The 1946–47 Cornell Big Red men's ice hockey season was the 40th season of play for the program. The team was coached by Nick Bawlf in his 25th season.

==Season==
Now more than a full year removed from the end of World War II, college hockey was getting back to normal. For Cornell, however, little had changed; the team was still unable to expand their playing schedule due to not having an indoor rink and being relatively remote in central New York. One of the few teams willing to travel to Ithaca was nearby Colgate and the Red Raiders met the Big Red for the latter's season opener. In what would turn out to be the only home game on the year, Cornell got a late start and trailed 1–2 after 20 minutes. When visiting netminder Mark Galloway complained about the lack of light the coaches of the two teams gave their players an extended rest to see if the illumination would improve. When more sun wasn't forthcoming the teams agreed to call the game after just one period.

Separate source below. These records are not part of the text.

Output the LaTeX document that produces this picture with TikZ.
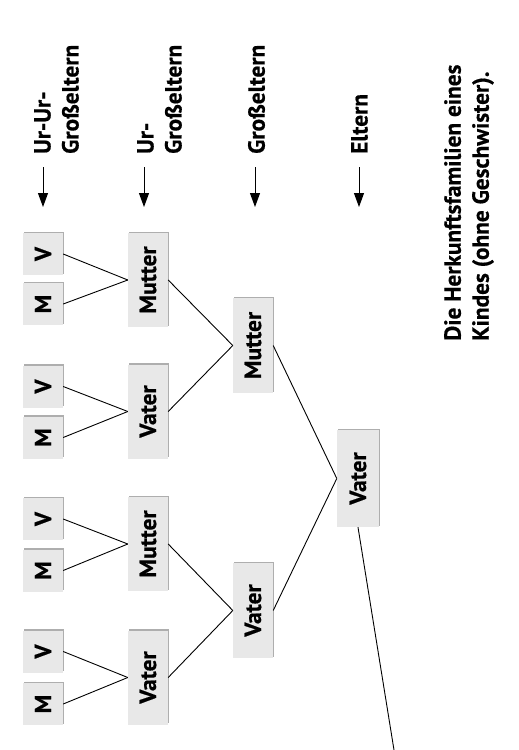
\documentclass[tikz,border=0pt]{standalone}
\usepackage{fontspec}
\setmainfont{PT Sans}[BoldFeatures={FakeBold=0.6}]
\usetikzlibrary{shadows,arrows.meta}
\definecolor{boxgray}{HTML}{E8E8E8}
\begin{document}
\begin{tikzpicture}[x=1pt,y=-1pt,
  famtext/.style={font=\fontsize{23.3}{28}\selectfont\bfseries},
  pbox/.style={famtext,draw=none,fill=boxgray,inner sep=0pt,
    drop shadow={shadow xshift=1.2pt,shadow yshift=1.2pt,fill=black!45,opacity=0.7}},
  small/.style={pbox,minimum width=40pt,minimum height=42pt},
  big/.style={pbox,minimum width=40pt,minimum height=94pt},
  hdr/.style={famtext,rotate=90,anchor=west,align=left,inner sep=0pt},
  gen/.style={-{Triangle[width=10pt,length=14pt]},line width=1pt},
  link/.style={line width=0.9pt}]
\useasboundingbox (0,0) rectangle (519,750);
\fill[white] (0,0) rectangle (519,750);
% header labels
\node[hdr] (h1) at (56.5,154) {Ur-Ur-\\Großeltern};
\node[hdr] (h2) at (159.5,154) {Ur-\\Großeltern};
\node[hdr] (h3) at (256.5,154) {Großeltern};
\node[hdr] (h4) at (359.5,154) {Eltern};
\node[hdr] (cap) at (469,341) {Die Herkunftsfamilien eines\\Kindes (ohne Geschwister).};
% generation arrows
\coordinate (a1s) at (43,167);  \coordinate (a1e) at (43,207);
\coordinate (a2s) at (144,167); \coordinate (a2e) at (144,207);
\coordinate (a3s) at (255,167); \coordinate (a3e) at (255,207);
\coordinate (a4s) at (359,167); \coordinate (a4e) at (359,207);
\draw[gen] (a1s) -- (a1e);
\draw[gen] (a2s) -- (a2e);
\draw[gen] (a3s) -- (a3e);
\draw[gen] (a4s) -- (a4e);
% great-great-grandparents
\node[small] (v1) at (43,254)   {\rotatebox{90}{V}};
\node[small] (m1) at (43,304)   {\rotatebox{90}{M}};
\node[small] (v2) at (43,386.5) {\rotatebox{90}{V}};
\node[small] (m2) at (43,437.5) {\rotatebox{90}{M}};
\node[small] (v3) at (43,519)   {\rotatebox{90}{V}};
\node[small] (m3) at (43,570.5) {\rotatebox{90}{M}};
\node[small] (v4) at (43,651.5) {\rotatebox{90}{V}};
\node[small] (m4) at (43,704)   {\rotatebox{90}{M}};
% great-grandparents
\node[big] (u1) at (148,280)   {\rotatebox{90}{Mutter}};
\node[big] (u2) at (148,411.5) {\rotatebox{90}{Vater}};
\node[big] (u3) at (148,544)   {\rotatebox{90}{Mutter}};
\node[big] (u4) at (148,677.5) {\rotatebox{90}{Vater}};
% grandparents
\node[big,minimum height=95pt] (g1) at (253,345.5) {\rotatebox{90}{Mutter}};
\node[big,minimum height=95pt] (g2) at (253,610.5) {\rotatebox{90}{Vater}};
% parent
\node[big,minimum width=42pt,minimum height=97pt] (p) at (358,478.5) {\rotatebox{90}{Vater}};
\coordinate (out) at (394,750);
% connectors
\draw[link] (v1.east) -- (u1.west);
\draw[link] (m1.east) -- (u1.west);
\draw[link] (v2.east) -- (u2.west);
\draw[link] (m2.east) -- (u2.west);
\draw[link] (v3.east) -- (u3.west);
\draw[link] (m3.east) -- (u3.west);
\draw[link] (v4.east) -- (u4.west);
\draw[link] (m4.east) -- (u4.west);
\draw[link] (u1.east) -- (g1.west);
\draw[link] (u2.east) -- (g1.west);
\draw[link] (u3.east) -- (g2.west);
\draw[link] (u4.east) -- (g2.west);
\draw[link] (g1.east) -- (p.west);
\draw[link] (g2.east) -- (p.west);
\draw[link] (p.south) -- (out);
\end{tikzpicture}
\end{document}
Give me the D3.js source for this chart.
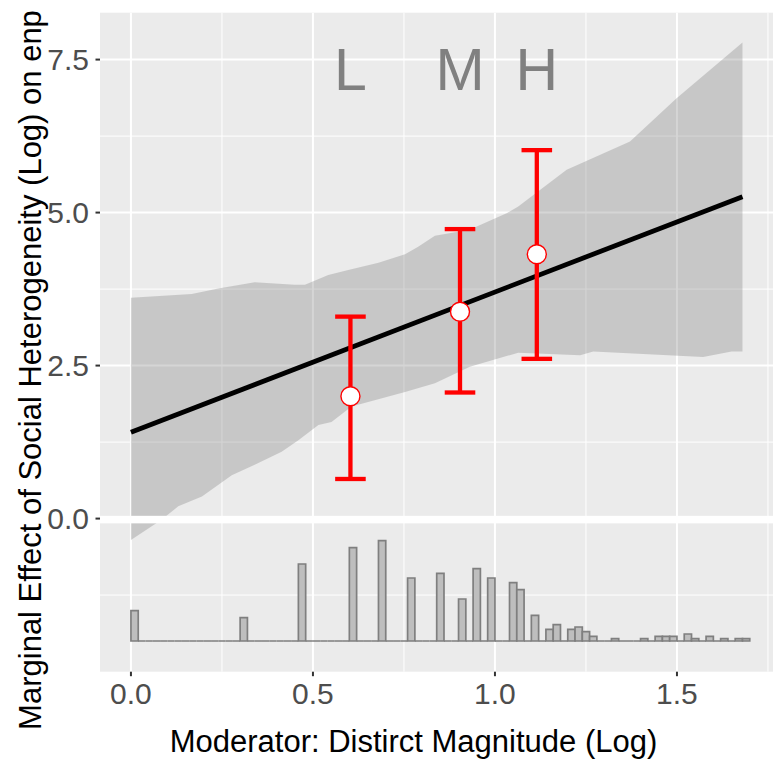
<!DOCTYPE html>
<html><head><meta charset="utf-8">
<script src="https://cdn.jsdelivr.net/npm/d3@7"></script>
<style>body{margin:0;background:#fff}svg{display:block}text{font-family:"Liberation Sans",Arial,sans-serif}</style>
</head><body><div id="chart"></div>
<script>
// ---- data ----
const xTicks = [0, 0.5, 1.0, 1.5];
const xTickLabels = ["0.0", "0.5", "1.0", "1.5"];
const yTicks = [0, 2.5, 5, 7.5];
const yTickLabels = ["0.0", "2.5", "5.0", "7.5"];
const xMinor = [0.25, 0.75, 1.25, 1.75];
const yMinor = [-1.25, 1.25, 3.75, 6.25];
// marginal effect line (linear)
const lineX = [0, 1.68];
const lineY = [1.41, 5.26];
// confidence band
const bandUpperX = [0, 0.167, 0.24, 0.34, 0.45, 0.478, 0.542, 0.597, 0.68, 0.753, 0.789, 0.835, 0.93, 1.032, 1.064, 1.197, 1.371, 1.499, 1.68];
const bandUpperY = [3.61, 3.67, 3.76, 3.86, 3.82, 3.82, 3.98, 4.06, 4.18, 4.32, 4.44, 4.62, 4.72, 4.99, 5.10, 5.70, 6.16, 6.87, 7.78];
const bandLowerX = [0, 0.084, 0.13, 0.195, 0.277, 0.34, 0.414, 0.46, 0.515, 0.551, 0.606, 0.753, 0.835, 0.931, 1.064, 1.234, 1.27, 1.572, 1.65, 1.68];
const bandLowerY = [-0.35, -0.02, 0.20, 0.36, 0.71, 0.88, 1.09, 1.28, 1.53, 1.58, 1.83, 2.07, 2.21, 2.48, 2.71, 2.67, 2.73, 2.64, 2.73, 2.73];
// binned estimates
const binLabels = ["L", "M", "H"];
const binX = [0.603, 0.904, 1.115];
const binEst = [2.00, 3.38, 4.32];
const binLow = [0.647, 2.06, 2.61];
const binHigh = [3.30, 4.73, 6.02];
// histogram of moderator: bins of width 0.02 starting at 0
const histStart = 0, histWidth = 0.02;
const histCounts = [13,0,0,0,0,0,0,0,0,0, 0,0,0,0,0,10,0,0,0,0, 0,0,0,33,0,0,0,0,0,0, 40,0,0,0,43,0,0,0,27,0, 0,0,29,0,0,18,0,31,0,27,
  0,0,25,22,0,11,0,5,7,0, 5,6,4,2,0,0,1,0,0,0, 1,0,2,2,2,0,3,1,0,2, 0,1,0,1,1];
const histBase = -2.0, histTop = -0.361;
const xTitle = "Moderator: Distirct Magnitude (Log)";
const yTitle = "Marginal Effect of Social Heterogeneity (Log) on enp";

// ---- layout ----
const W = 773, H = 763;
const svg = d3.select("#chart").append("svg").attr("width", W).attr("height", H);
const x = d3.scaleLinear().domain([-0.085, 1.785]).range([100, 780.7]);
const y = d3.scaleLinear().domain([-2.502, 8.266]).range([671.7, 12.7]);
const [px0, px1] = x.range(), [py1, py0] = y.range();

svg.append("rect").attr("x", px0).attr("y", py0).attr("width", px1 - px0).attr("height", py1 - py0).attr("fill", "#EBEBEB");
const grid = svg.append("g");
xMinor.forEach(v => grid.append("line").attr("x1", x(v)).attr("x2", x(v)).attr("y1", py0).attr("y2", py1).attr("stroke", "#fff").attr("stroke-width", 1));
yMinor.forEach(v => grid.append("line").attr("y1", y(v)).attr("y2", y(v)).attr("x1", px0).attr("x2", px1).attr("stroke", "#fff").attr("stroke-width", 1));
xTicks.forEach(v => grid.append("line").attr("x1", x(v)).attr("x2", x(v)).attr("y1", py0).attr("y2", py1).attr("stroke", "#fff").attr("stroke-width", 2));
yTicks.forEach(v => grid.append("line").attr("y1", y(v)).attr("y2", y(v)).attr("x1", px0).attr("x2", px1).attr("stroke", "#fff").attr("stroke-width", 2));

// band
const upper = bandUpperX.map((v, i) => [v, bandUpperY[i]]);
const lower = bandLowerX.map((v, i) => [v, bandLowerY[i]]);
const poly = upper.concat(lower.slice().reverse());
svg.append("path").attr("d", d3.line().x(d => x(d[0])).y(d => y(d[1]))(poly) + "Z")
  .attr("fill", "#7F7F7F").attr("fill-opacity", 0.33);

// white separator
svg.append("rect").attr("x", px0).attr("width", px1 - px0).attr("y", y(0.045)).attr("height", y(-0.078) - y(0.045)).attr("fill", "#fff");

// histogram (drawn as closed paths so empty bins still show their outline)
const maxC = d3.max(histCounts);
const hY = d3.scaleLinear().domain([0, maxC]).range([histBase, histTop]);
svg.append("g").selectAll("path").data(histCounts).join("path")
  .attr("d", (d, i) => {
    const x0 = x(histStart + i * histWidth), x1 = x(histStart + (i + 1) * histWidth);
    const yb = y(histBase), yt = y(hY(d));
    return `M${x0},${yb}L${x0},${yt}L${x1},${yt}L${x1},${yb}Z`;
  })
  .attr("fill", "#BEBEBE").attr("stroke", "#7F7F7F").attr("stroke-width", 1.7);

// line
svg.append("path").attr("d", d3.line().x(d => x(d[0])).y(d => y(d[1]))(lineX.map((v, i) => [v, lineY[i]])))
  .attr("stroke", "#000").attr("stroke-width", 4.8).attr("fill", "none");

// error bars
const capHalf = 0.042;
const eb = svg.append("g").attr("stroke", "#FF0000").attr("stroke-width", 4.3);
binX.forEach((v, i) => {
  eb.append("line").attr("x1", x(v)).attr("x2", x(v)).attr("y1", y(binLow[i])).attr("y2", y(binHigh[i]));
  eb.append("line").attr("x1", x(v - capHalf)).attr("x2", x(v + capHalf)).attr("y1", y(binLow[i])).attr("y2", y(binLow[i]));
  eb.append("line").attr("x1", x(v - capHalf)).attr("x2", x(v + capHalf)).attr("y1", y(binHigh[i])).attr("y2", y(binHigh[i]));
});
svg.append("g").selectAll("circle").data(binX).join("circle")
  .attr("cx", d => x(d)).attr("cy", (d, i) => y(binEst[i])).attr("r", 9.5)
  .attr("fill", "#fff").attr("stroke", "#FF0000").attr("stroke-width", 1.4);

// L M H labels
svg.append("g").selectAll("text").data(binLabels).join("text")
  .attr("x", (d, i) => x(binX[i])).attr("y", y(7.01)).attr("text-anchor", "middle")
  .attr("font-size", 59).attr("fill", "#808080").text(d => d);

// axes
const ax = svg.append("g");
xTicks.forEach((v, i) => {
  ax.append("line").attr("x1", x(v)).attr("x2", x(v)).attr("y1", py1).attr("y2", py1 + 4.5).attr("stroke", "#333").attr("stroke-width", 2);
  ax.append("text").attr("x", x(v)).attr("y", py1 + 32.5).attr("text-anchor", "middle").attr("font-size", 30).attr("fill", "#4D4D4D").text(xTickLabels[i]);
});
yTicks.forEach((v, i) => {
  ax.append("line").attr("x1", px0 - 4.5).attr("x2", px0).attr("y1", y(v)).attr("y2", y(v)).attr("stroke", "#333").attr("stroke-width", 2);
  ax.append("text").attr("x", px0 - 11).attr("y", y(v) + 10.7).attr("text-anchor", "end").attr("font-size", 30).attr("fill", "#4D4D4D").text(yTickLabels[i]);
});
svg.append("text").attr("x", 413.5).attr("y", 752).attr("text-anchor", "middle").attr("font-size", 31).attr("fill", "#000").text(xTitle);
svg.append("text").attr("transform", "translate(41,370) rotate(-90)").attr("text-anchor", "middle").attr("font-size", 31).attr("fill", "#000").text(yTitle);
</script></body></html>
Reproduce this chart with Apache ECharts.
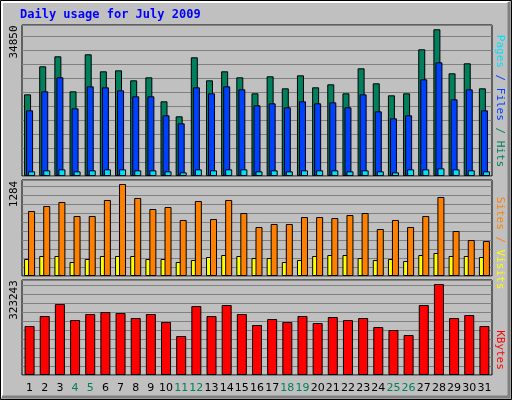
<!DOCTYPE html>
<html>
<head>
<meta charset="utf-8">
<script src="https://cdn.jsdelivr.net/npm/echarts@6/dist/echarts.min.js"></script>
<style>html,body{margin:0;padding:0;background:#c0c0c0}#chart{width:512px;height:400px}</style>
</head>
<body>
<div id="chart"></div>
<script>
// days of July 2009, weekends drawn in green
var days = ['1','2','3','4','5','6','7','8','9','10','11','12','13','14','15','16','17','18','19','20','21','22','23','24','25','26','27','28','29','30','31'];
var weekends = ['4','5','11','12','18','19','25','26'];

var hits   = [19404,26057,28433,20117,28908,24869,25106,22730,23443,17741,14177,28195,22730,24869,23443,19642,23681,20830,23918,21067,21780,19642,25582,22018,19166,19642,30096,34850,24394,26770,20830];
var files  = [15602,20117,23443,16078,21305,21067,20354,18929,18929,14414,12514,21067,19642,21305,20592,16790,17266,16315,17741,17266,17503,16315,19404,15365,13702,14414,22968,27007,18216,20592,15602];
var pages  = [1109,1346,1584,1109,1346,1584,1584,1346,1346,1109,871,1584,1346,1584,1584,1109,1346,1109,1346,1346,1346,1109,1346,1109,871,1584,1584,1822,1584,1346,1109];

var visits = [907,977,1033,837,837,1061,1284,1089,935,963,782,1047,795,1061,879,684,726,726,823,823,809,851,879,656,782,684,837,1103,628,502,488];
var sites  = [237,279,279,195,237,279,279,279,237,237,195,223,265,293,279,251,251,195,223,279,293,293,251,223,237,209,293,321,279,279,265];

var kbytes = [174048,209568,252192,195360,216672,223776,220224,202464,216672,188256,138528,245088,209568,248640,216672,177600,198912,188256,209568,184704,206016,195360,202464,170496,159840,142080,248640,323243,202464,213120,174048];

var myChart = echarts.init(document.getElementById('chart'));

function yAx(idx, max, interval) {
		return {
				gridIndex : idx, min : 0, max : max, interval : interval,
				axisLabel : {show : false}, axisLine : {show : false}, axisTick : {show : false},
				splitLine : {lineStyle : {color : '#808080', width : 1}}
		};
}
function xAx(idx, showLabel) {
		return {
				gridIndex : idx, type : 'category', data : days,
				axisLine : {show : false}, axisTick : {show : false},
				axisLabel : {
						show : showLabel, margin : 8, interval : 0,
						fontFamily : 'DejaVu Sans', fontSize : 11, color : '#000',
						formatter : function(v) {
								return weekends.indexOf(v) >= 0 ? '{w|' + v + '}' : v;
						},
						rich : {w : {color : '#00805c', fontFamily : 'DejaVu Sans', fontSize : 11}}
				}
		};
}
function bar(name, data, color, g, width, gap) {
		return {
				name : name, type : 'bar', data : data, xAxisIndex : g, yAxisIndex : g,
				barWidth : width, barGap : gap, animation : false,
				itemStyle : {color : color, borderColor : '#000', borderWidth : 1}
		};
}
function sideText(x, y, rot, rich, text) {
		return {
				type : 'text', x : x, y : y, rotation : rot, z : 10,
				style : {text : text, rich : rich, fontFamily : 'DejaVu Sans Mono', fontSize : 11, fill : '#000', align : 'center', verticalAlign : 'middle'}
		};
}

var gridStyle = {show : true, backgroundColor : '#c0c0c0', borderColor : '#000', borderWidth : 1};

var options = {
		backgroundColor : '#c0c0c0',
		animation : false,
		grid : [
				Object.assign({left : 22, width : 470, top : 25, height : 151}, gridStyle),
				Object.assign({left : 22, width : 470, top : 180, height : 96}, gridStyle),
				Object.assign({left : 22, width : 470, top : 280, height : 95}, gridStyle)
		],
		xAxis : [xAx(0, false), xAx(1, false), xAx(2, true)],
		yAxis : [yAx(0, 35870, 3326), yAx(1, 1340, 125.6), yAx(2, 337440, 31970)],
		series : [
				bar('Hits', hits, '#00805c', 0, 7, '-71%'),
				bar('Files', files, '#0040ff', 0, 7, '-71%'),
				bar('Pages', pages, '#00e0ff', 0, 7, '-71%'),
				bar('Sites', sites, '#ffff00', 1, 7, '-43%'),
				bar('Visits', visits, '#ff8000', 1, 7, '-43%'),
				bar('KBytes', kbytes, '#ff0000', 2, 10, '0%')
		],
		graphic : [
				{type : 'rect', z : -10, shape : {x : 0.5, y : 0.5, width : 511, height : 399}, style : {fill : '#c0c0c0', stroke : '#000'}},
				{type : 'polyline', z : -9, shape : {points : [[2, 397], [2, 2], [509, 2]]}, style : {stroke : '#fff', lineWidth : 2, fill : null}},
				{type : 'polyline', z : -9, shape : {points : [[509, 2], [509, 397], [2, 397]]}, style : {stroke : '#808080', lineWidth : 3, fill : null}},
				{type : 'text', x : 20, y : 9, z : 10, style : {text : 'Daily usage for July 2009', fontFamily : 'DejaVu Sans Mono', fontWeight : 'bold', fontSize : 12, fill : '#0000ff'}},
				sideText(14, 42, Math.PI / 2, {}, '34850'),
				sideText(14, 194, Math.PI / 2, {}, '1284'),
				sideText(14, 300, Math.PI / 2, {}, '323243'),
				sideText(500, 101, -Math.PI / 2,
						{p : {fill : '#00e0ff', fontFamily : 'DejaVu Sans Mono', fontSize : 11}, f : {fill : '#0040ff', fontFamily : 'DejaVu Sans Mono', fontSize : 11}, h : {fill : '#00805c', fontFamily : 'DejaVu Sans Mono', fontSize : 11}},
						'{p|Pages}{f| / Files}{h| / Hits}'),
				sideText(500, 243, -Math.PI / 2,
						{s : {fill : '#ff8000', fontFamily : 'DejaVu Sans Mono', fontSize : 11}, v : {fill : '#ffff00', fontFamily : 'DejaVu Sans Mono', fontSize : 11}},
						'{s|Sites}{s| / }{v|Visits}'),
				sideText(500, 350, -Math.PI / 2, {k : {fill : '#ff0000', fontFamily : 'DejaVu Sans Mono', fontSize : 11}}, '{k|KBytes}')
		]
};
myChart.setOption(options);
</script>
</body>
</html>
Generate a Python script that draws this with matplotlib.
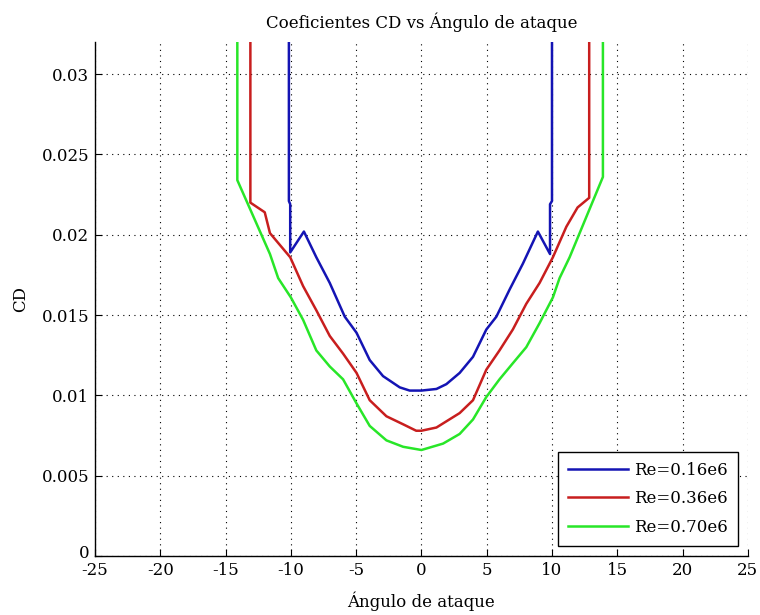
"""
Coeficientes CD vs Ángulo de ataque
"""
import matplotlib
matplotlib.use('Agg')
import matplotlib.pyplot as plt
import matplotlib.transforms as mtransforms

plt.rcParams['font.family'] = ['DejaVu Serif']

# Re = 0.16e6
alfa_016 = [-10.15, -10.15, -10.05, -10.05, -9.0, -8.05, -7.02, -5.87, -4.97, -3.96,
            -2.94, -1.66, -0.9, 0.0, 1.15, 1.91, 2.93, 3.95, 4.97, 5.74, 6.76,
            7.77, 8.92, 9.85, 9.85, 10.0, 10.0]
cd_016 = [0.034, 0.0221, 0.0219, 0.0189, 0.0202, 0.0186, 0.0170, 0.0149, 0.0139, 0.0122,
          0.0112, 0.0105, 0.0103, 0.0103, 0.0104, 0.0107, 0.0114, 0.0124, 0.0141, 0.0149,
          0.0166, 0.0182, 0.0202, 0.0188, 0.0219, 0.0221, 0.034]

# Re = 0.36e6
alfa_036 = [-13.1, -13.1, -12.0, -11.6, -10.05, -9.06, -8.05, -7.02, -6.0, -4.97, -3.96,
            -2.68, -1.4, -0.4, 0.0, 1.15, 2.93, 3.95, 4.97, 5.98, 7.0, 8.03, 9.05,
            10.07, 11.1, 11.96, 12.85, 12.85]
cd_036 = [0.034, 0.0220, 0.0214, 0.0201, 0.0186, 0.0168, 0.0153, 0.0137, 0.0126, 0.0114,
          0.0097, 0.0087, 0.0082, 0.0078, 0.0078, 0.0080, 0.0089, 0.0097, 0.0116, 0.0128,
          0.0141, 0.0157, 0.0170, 0.0186, 0.0205, 0.0217, 0.0223, 0.034]

# Re = 0.70e6
alfa_070 = [-14.1, -14.1, -11.6, -10.97, -10.0, -9.06, -8.05, -7.02, -6.0, -4.97, -3.96,
            -2.68, -1.4, 0.0, 1.66, 2.93, 3.95, 4.97, 5.98, 7.0, 8.03, 9.05, 10.07,
            10.58, 11.35, 13.9, 13.9]
cd_070 = [0.034, 0.0234, 0.0188, 0.0173, 0.0161, 0.0147, 0.0128, 0.0118, 0.0110, 0.0095,
          0.0081, 0.0072, 0.0068, 0.0066, 0.0070, 0.0076, 0.0085, 0.0099, 0.0110, 0.0120,
          0.0130, 0.0145, 0.0161, 0.0173, 0.0186, 0.0236, 0.034]

series = [
    (alfa_016, cd_016, '#1414b4', 'Re=0.16e6'),
    (alfa_036, cd_036, '#c81e1e', 'Re=0.36e6'),
    (alfa_070, cd_070, '#28e628', 'Re=0.70e6'),
]

x_ticks = list(range(-25, 30, 5))
y_ticks = [0, 0.005, 0.01, 0.015, 0.02, 0.025, 0.03]
y_tick_labels = ['0', '0.005', '0.01', '0.015', '0.02', '0.025', '0.03']

fig = plt.figure(figsize=(7.6, 6.15), dpi=100)
ax = fig.add_axes([0.125, 0.0959, 0.859, 0.8358])

for alfa, cd, cor, nome in series:
    ax.plot(alfa, cd, color=cor, linewidth=1.8, label=nome)

ax.set_xlim(-25, 25)
ax.set_ylim(0, 0.032)
ax.set_xticks(x_ticks)
ax.set_xticklabels([str(t) for t in x_ticks])
ax.set_yticks(y_ticks)
ax.set_yticklabels(y_tick_labels)

# grade pontilhada estilo MATLAB
ax.grid(True, color='black', linestyle=(0, (1, 4)), linewidth=0.8)
for lado in ['top', 'right']:
    ax.spines[lado].set_visible(False)
ax.spines['left'].set_linewidth(1.0)
ax.spines['bottom'].set_linewidth(1.0)
ax.tick_params(direction='in', length=5, labelsize=12, pad=4)

# "0" do eixo y um pouco acima, como no MATLAB
rotulo_zero = ax.get_yticklabels()[0]
rotulo_zero.set_transform(rotulo_zero.get_transform() +
                          mtransforms.ScaledTranslation(0, 5 / 100, fig.dpi_scale_trans))

ax.set_title('Coeficientes CD vs Ángulo de ataque', fontsize=12, pad=10)
ax.set_xlabel('Ángulo de ataque', fontsize=12, labelpad=9)
ax.set_ylabel('CD', fontsize=12, labelpad=9)

leg = ax.legend(loc='lower right', bbox_to_anchor=(0.985, 0.0195), borderaxespad=0,
                fontsize=12, handlelength=3.6, fancybox=False, framealpha=1,
                edgecolor='black', labelspacing=0.7, handletextpad=0.35, borderpad=0.6)
leg.get_frame().set_linewidth(1.0)

plt.savefig('out.png', dpi=100)
plt.close(fig)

Three days later, Cornell travelled south to play its first full game against Army. The match turned into a debacle for the Big Red as not only did they lose 1–8 but three players were injured in the game. Starters Ken Hillas and Wally Schmidt came up lame while reserve Dave Batt pulled a muscle in his leg and was knocked out for the year. Even without the injuries, Cornell would have been hard pressed to win the game as the team had hardly been able to practice, an all-too-familiar problem for the club. With Hillas unable to play in the next game, coach Bawlf turned to backup Bill Brady with relative unknown Jack McNair in reserve. Unfortunately for Cornell, Yale was one of the best teams in the country that year and the Elis took no mercy on the short-handed Reds. With Cornell being pummeled by the Bulldogs, McNair was put in midway through the second period and turned in a stellar performance that had the Eli faithful cheer him as he left the ice. They were able to, of course, because their team had won 13–0.

After the third game, head coach Nick Bawlf fell ill and was eventually confined to his bed. When the team returned to the ice in late January for practice, their bench boss was still ailing and had to be replaced by the football team's line coach, Bud Boeringer. While Bawlf was recovering, the team's final game against Colgate was delayed when a warm spell thawed out the Raiders' rink. Several weeks later, with Bawlf still not up to coaching, Boeringer took the Big Red to Hamilton to face the 12–0 Raiders. Several changes were made to the lineup, including moving Joe Louis to right wing and promoting Buck Ellis to the top defensive pair in his place. The changes, however, didn't seem to help as Cornell was routed 3–14. The Big Red's three goals all came in the final frame with the outcome all but certain. A third match between the two was scheduled for the 22nd but was never played.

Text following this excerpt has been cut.